1912(明治45)年3月、楠香はジュネーブ郊外にある香料会社に初めて足を踏み入れます。工場を見学した後、技師長を紹介され、翌日から研修が始まりました。念願の合成香料の精製や合成に着手することになったのです。
また、楠香にはもうひとつ是非やっておきたいことがありました。それは「調香」です。19世紀の後半から20世紀初頭にかけて、合成香料の製造法や使用量は飛躍的な発展を遂げ、合成香料は調合香料の原料として主流になりつつありました。合成香料の開発と製造の現場を目の当たりにした楠香が、合成香料を用いた調香に興味を移すのは当然の成り行きでした。
1912年の末、技師長に相談に行くと、楠香のために調合室を用意してくれることになりました。その部屋で、経験ある調香師を先生役として、楠香は創香に励みました。その時の処方箋の一部は、当時楠香が記した古いノートに残されています。帰国後の仕事を考え、石鹸用香料の調香や石鹸への賦香も行いました。
5 石鹸会社時代
1913(大正2)年末に帰国した甲斐荘楠香は東京に居を構え、丸見屋で働き始めます。当初は調香を主な仕事にしていました。ところが、1914(大正3)年7月、第一次世界大戦が勃発、戦争の影響は日本の産業界にも及びます。輸出が増え好景気となる一方で、原料をヨーロッパからの輸入に依存していた化学工業界は、輸入の途絶と価格の高騰により苦境に立たされたのです。その結果、主要な原料を国産化する必要性が叫ばれ、この時期にようやく本格的な化学工業が日本に興りました。
香料業界も、合成香料だけでなく天然香料や調合香料もヨーロッパからの輸入品に依存していたので、国産品が求められるようになります。絶妙のタイミングでヨーロッパから帰国した楠香の指導のもと、丸見屋でも合成香料の製造を始めることになったのです。楠香は欧州で学んできたことを活かすべく、必死に働きました。
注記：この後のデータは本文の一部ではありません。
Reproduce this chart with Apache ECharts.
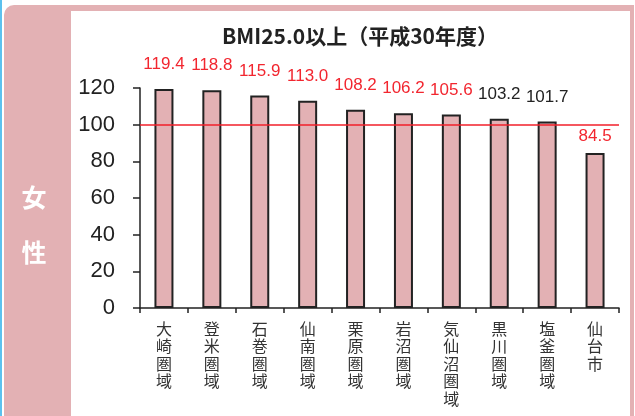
<!DOCTYPE html>
<html><head><meta charset="utf-8">
<script src="https://cdn.jsdelivr.net/npm/echarts@6/dist/echarts.min.js"></script>
<style>html,body{margin:0;padding:0;background:#fff}#c{width:635px;height:416px}</style>
</head><body><div id="c"></div>
<script>
const titleText = 'BMI25.0以上（平成30年度）';
const sideLabel = ['女', '性'];
const categories = ['大崎圏域','登米圏域','石巻圏域','仙南圏域','栗原圏域','岩沼圏域','気仙沼圏域','黒川圏域','塩釜圏域','仙台市'];
const values = [119.4,118.8,115.9,113.0,108.2,106.2,105.6,103.2,101.7,84.5];
const labelRed = [true,true,true,true,true,true,true,false,false,true];
const yTicks = [0,20,40,60,80,100,120];
const refValue = 100;

const pink = '#E3B1B4';
const chart = echarts.init(document.getElementById('c'), null, {renderer:'canvas'});
const data = values.map((v,i)=>({
  value: v,
  label: {
    color: labelRed[i] ? '#F2262F' : '#222',
    distance: i === 9 ? 8 : 16
  }
}));
chart.setOption({
  animation:false,
  graphic:[
    {type:'rect', z:-10, shape:{x:0,y:0,width:2,height:416}, style:{fill:'#5CC1EE'}},
    {type:'rect', z:-9, shape:{x:4,y:5,width:630,height:420,r:[10,0,0,0]}, style:{fill:pink}},
    {type:'rect', z:-8, shape:{x:71,y:11,width:559,height:420}, style:{fill:'#fff'}},
    {type:'text', z:5, style:{x:34,y:197,text:sideLabel[0],fill:'#fff',font:'bold 25px "Noto Sans CJK JP"',align:'center',verticalAlign:'middle'}},
    {type:'text', z:5, style:{x:34,y:252,text:sideLabel[1],fill:'#fff',font:'bold 25px "Noto Sans CJK JP"',align:'center',verticalAlign:'middle'}}
  ],
  title:{
    text:titleText, left:355, top:21, textAlign:'center',
    textStyle:{fontSize:21, fontWeight:'bold', color:'#222', fontFamily:'"Noto Sans CJK JP", sans-serif'}
  },
  grid:{left:140, right:16, top:88, bottom:108},
  xAxis:{
    type:'category', data:categories,
    axisLine:{lineStyle:{color:'#222', width:1.5}},
    axisTick:{show:true, length:5, lineStyle:{color:'#222', width:1.5}},
    axisLabel:{
      interval:0, margin:12, color:'#333', fontSize:16, lineHeight:17.5,
      fontFamily:'"Noto Sans CJK JP", sans-serif', verticalAlign:'top',
      formatter: s => s.split('').join('\n')
    }
  },
  yAxis:{
    type:'value', min:0, max:120, interval:20,
    splitLine:{show:false},
    axisLine:{show:true, lineStyle:{color:'#222', width:1.5}},
    axisTick:{show:true, length:7, lineStyle:{color:'#222', width:1.5}},
    axisLabel:{color:'#222', fontSize:22, margin:25, fontFamily:'"Liberation Sans", sans-serif',
      formatter: v => yTicks.includes(v) ? String(v) : ''}
  },
  series:[{
    type:'bar', data:data, barWidth:19,
    itemStyle:{color:pink, borderColor:'#222', borderWidth:2},
    label:{show:true, position:'top', fontSize:17, fontFamily:'"Liberation Sans", sans-serif',
      formatter: p => p.value.toFixed(1)},
    markLine:{
      silent:true, symbol:'none', label:{show:false},
      lineStyle:{color:'#F21F2A', width:1.5, type:'solid'},
      data:[{yAxis:refValue}]
    }
  }]
});
</script></body></html>
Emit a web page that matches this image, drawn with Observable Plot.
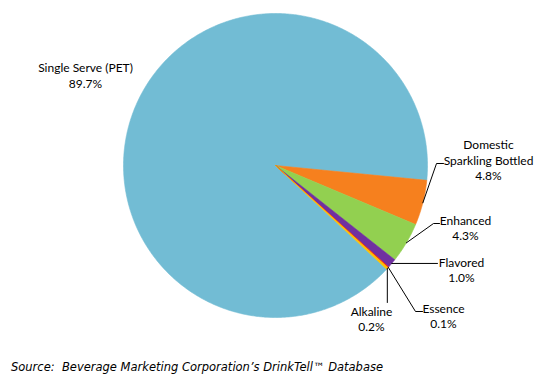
<!DOCTYPE html>
<html>
<head>
<meta charset="utf-8">
<script src="https://cdn.jsdelivr.net/npm/d3@7"></script>
<script src="https://cdn.jsdelivr.net/npm/@observablehq/plot@0.6"></script>
<style>
  body { margin: 0; background: #fff; }
  #chart svg { display: block; }
  #source { font: italic 11.5px Verdana, "DejaVu Sans", sans-serif; color: #000; margin-left: 11px; padding-top: 4px; height: 26px; line-height: 26px; white-space: pre; }
</style>
</head>
<body>
<div id="chart"></div>
<div id="source">Source:  Beverage Marketing Corporation’s DrinkTell™ Database</div>
<script>
// ---- data ----
const categories = ["Single Serve (PET)", "Domestic Sparkling Bottled", "Enhanced", "Flavored", "Essence", "Alkaline"];
const labelNames = ["Single Serve (PET)", "Domestic\nSparkling Bottled", "Enhanced", "Flavored", "Essence", "Alkaline"];
const shares = [89.7, 4.8, 4.3, 1.0, 0.1, 0.2];
const sliceColors = ["#72BCD4", "#F6801E", "#92D050", "#7030A0", "#FF2A00", "#FFC000"];

// ---- layout (pixels) ----
const W = 547, H = 350;
const CX = 275, CY = 165, R = 152;
const rotation = 133; // degrees clockwise from 12 o'clock where first slice starts
const toU = (px, py) => [(px - CX) / R, (CY - py) / R];

// label block centres, in pixels
const labelPos = {
  "Single Serve (PET)": [85, 74.5],
  "Domestic Sparkling Bottled": [488, 159],
  "Enhanced": [465, 227],
  "Flavored": [461, 269],
  "Essence": [443, 315],
  "Alkaline": [371, 318]
};
// leader-line waypoints after the slice edge point (pixels; null = keep edge coordinate)
const leaderPath = {
  "Domestic Sparkling Bottled": [[436, 163], [443, 163]],
  "Enhanced": [[433, 223], [439, 223]],
  "Flavored": [[437, null]],
  "Essence": [[415, 311], [422, 311]],
  "Alkaline": [[null, 302]]
};

// ---- slices ----
const total = d3.sum(shares);
let acc = rotation;
const slices = categories.map((name, i) => {
  const span = shares[i] / total * 360;
  const s = {name, value: shares[i], start: acc, end: acc + span, mid: acc + span / 2, i};
  acc += span;
  return s;
});
const rad = d => d * Math.PI / 180;

const polyPts = [];
for (const s of slices) {
  polyPts.push({name: s.name, x: 0, y: 0});
  const n = Math.max(2, Math.ceil((s.end - s.start) / 0.5));
  for (let k = 0; k <= n; k++) {
    const a = rad(s.start + (s.end - s.start) * k / n);
    polyPts.push({name: s.name, x: Math.sin(a), y: Math.cos(a)});
  }
  polyPts.push({name: s.name, x: 0, y: 0});
}

// leader lines
const leaderPts = [];
for (const s of slices) {
  const path = leaderPath[s.name];
  if (!path) continue;
  const ex = Math.sin(rad(s.mid)), ey = Math.cos(rad(s.mid));
  leaderPts.push({name: s.name, x: ex, y: ey});
  const epx = CX + ex * R, epy = CY - ey * R;
  for (const [px, py] of path) {
    const [ux, uy] = toU(px ?? epx, py ?? epy);
    leaderPts.push({name: s.name, x: ux, y: uy});
  }
}

// labels
const labels = slices.map(s => {
  const [ux, uy] = toU(...labelPos[s.name]);
  return {name: s.name, x: ux, y: uy, text: labelNames[s.i] + "\n" + s.value.toFixed(1) + "%"};
});

const chart = Plot.plot({
  width: W,
  height: H,
  marginLeft: CX - R,
  marginRight: W - (CX + R),
  marginTop: CY - R,
  marginBottom: H - (CY + R),
  x: {domain: [-1, 1], axis: null},
  y: {domain: [-1, 1], axis: null},
  color: {domain: categories, range: sliceColors},
  marks: [
    Plot.line(polyPts, {x: "x", y: "y", z: "name", fill: "name", stroke: "name", strokeWidth: 0.6, curve: "linear"}),
    Plot.line(leaderPts, {x: "x", y: "y", z: "name", stroke: "#000", strokeWidth: 1, curve: "linear"}),
    Plot.text(labels, {x: "x", y: "y", text: "text", fontSize: 12, lineHeight: 1.3, fill: "#000", fontFamily: "Lato, 'Open Sans', sans-serif", textAnchor: "middle", lineAnchor: "middle"})
  ]
});
document.getElementById("chart").append(chart);
</script>
</body>
</html>
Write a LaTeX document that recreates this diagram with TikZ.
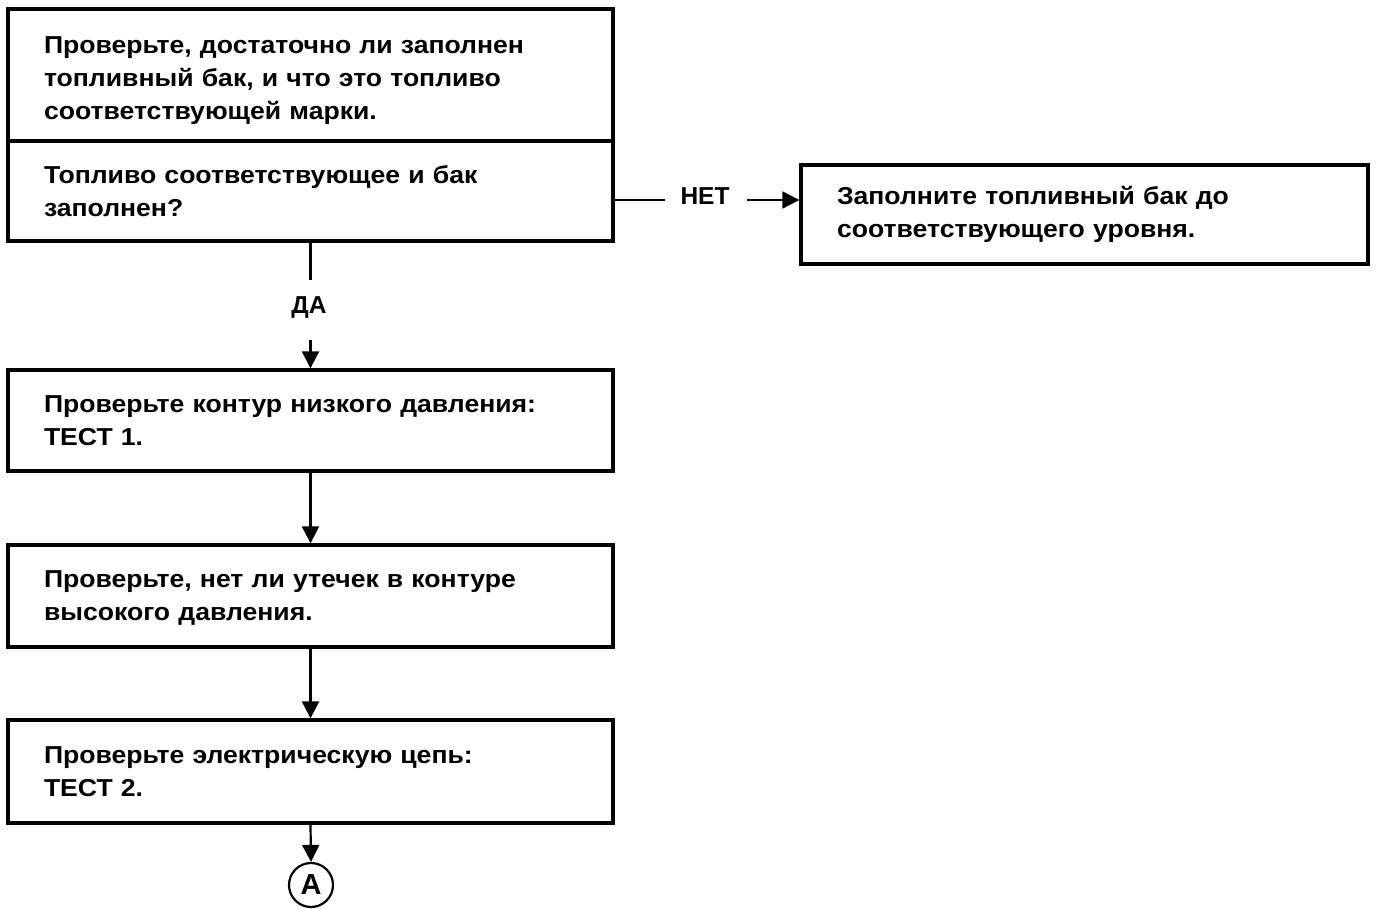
\documentclass[tikz,border=0pt]{standalone}
\usepackage{fontspec}
\setmainfont{Liberation Sans}
\newfontfamily\boxfont[FakeStretch=1.085]{Liberation Sans}
\usetikzlibrary{arrows.meta}
\begin{document}
\begin{tikzpicture}[x=1pt,y=-1pt,
  every node/.style={font=\boxfont\fontsize{24.5}{33}\selectfont\bfseries},
  label text/.style={font=\fontsize{24.5}{24.5}\selectfont\bfseries},
  stepbox/.style={draw,line width=3.4pt,rectangle,minimum width=605pt,
    inner xsep=36pt,inner ysep=0pt,text width=533pt,align=left},
  shift text/.style={execute at end node={\endgraf\vspace*{#1}}},
  link/.style={line width=2.2pt},
  arrowlink/.style={line width=2.2pt,-{Triangle[length=17pt,width=17pt]}}]
\useasboundingbox (0,0) rectangle (1376,909);
% main column
\node[stepbox,minimum height=132pt,shift text=-11pt] (q1) at (310.5,75)
  {Проверьте, достаточно ли заполнен\\топливный бак, и что это топливо\\соответствующей марки.};
\node[stepbox,minimum height=100pt] (q2) at (310.5,191)
  {Топливо соответствующее и бак\\заполнен?};
\node[stepbox,minimum height=101pt] (b2) at (310.5,420.5)
  {Проверьте контур низкого давления:\\ТЕСТ 1.};
\node[stepbox,minimum height=102pt,shift text=-4pt] (b3) at (310.5,596)
  {Проверьте, нет ли утечек в контуре\\высокого давления.};
\node[stepbox,minimum height=103pt] (b4) at (310.5,771.5)
  {Проверьте электрическую цепь:\\ТЕСТ 2.};
% side branch
\node[stepbox,minimum width=567pt,minimum height=99pt,text width=495pt]
  (fill) at (1084.5,214.5)
  {Заполните топливный бак до\\соответствующего уровня.};
% connector to the next page
\node[draw,circle,line width=2.2pt,minimum size=44pt,inner sep=0pt,
  font=\fontsize{29}{29}\selectfont\bfseries] (A) at (311,885) {A};
% "no" branch
\coordinate (n1) at (613,200);
\coordinate (n2) at (665,200);
\node[label text] (net) at (705,196) {НЕТ};
\coordinate (n3) at (747,200);
\draw[link] (n1) -- (n2);
\draw[arrowlink] (n3) -- (fill.west |- n3);
% "yes" branch
\coordinate (d1) at (310.5,280);
\node[label text] (da) at (309,308) {ДА};
\coordinate (d2) at (310.5,340);
\draw[link] (q2.south) -- (d1);
\draw[arrowlink] (d2) -- (b2.north);
% sequence
\draw[arrowlink] (b2.south) -- (b3.north);
\draw[arrowlink] (b3.south) -- (b4.north);
\draw[arrowlink] (b4.south) -- (A.north);
\end{tikzpicture}
\end{document}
しかし、1918 (大正7)年に休戦交渉が始まると事態は一転します。ヨーロッパで諸工業が復興するのに従い輸入が再開されると、日本の香料産業は輸入品の価格と品質に太刀打ちできなくなります。合成香料の売上の落ち込みにより、丸見屋は香料部門を大幅に縮小することにしました。
6 高砂香料誕生
1919(大正8)年7月、楠香は丸見屋を退職します。合成香料製造事業の縮小を決めた丸見屋が、楠香をはじめとする香料担当の社員に辞職を迫ったのです。この時、楠香とともに30名以上が丸見屋を去りました。
京都帝国大学の先輩で丸見屋をともに辞職した岸喜鑑が楠香に香料会社の設立を熱心にすすめました。最初は迷っていた楠香ですが、岸の熱い思いを汲んで、丸見屋でみずからが育てた若い技術者たちとともに、日本に本格的な香料産業を興すことをついに決意します。
増大する香料需要に対し、輸入に依存せず、アジアの香料資源を活用して組織的な日本の香料会社を作り、以て国家の発展に尽くしたいという設立趣意書を作成して、出身学校の友人や知人を回って出資者を募りました。幸い京都帝大の関係者や京都一中卒業生から多くの出資者と共同経営者を得て、技術者集団による香料会社の設立が実現します。
こうして、1920(大正9)年2月9日に高砂香料株式会社が誕生し、現在本社がある蒲田の地には工場を得ました。合成香料の製造を軸にした高砂香料の第一歩が踏み出されたのです。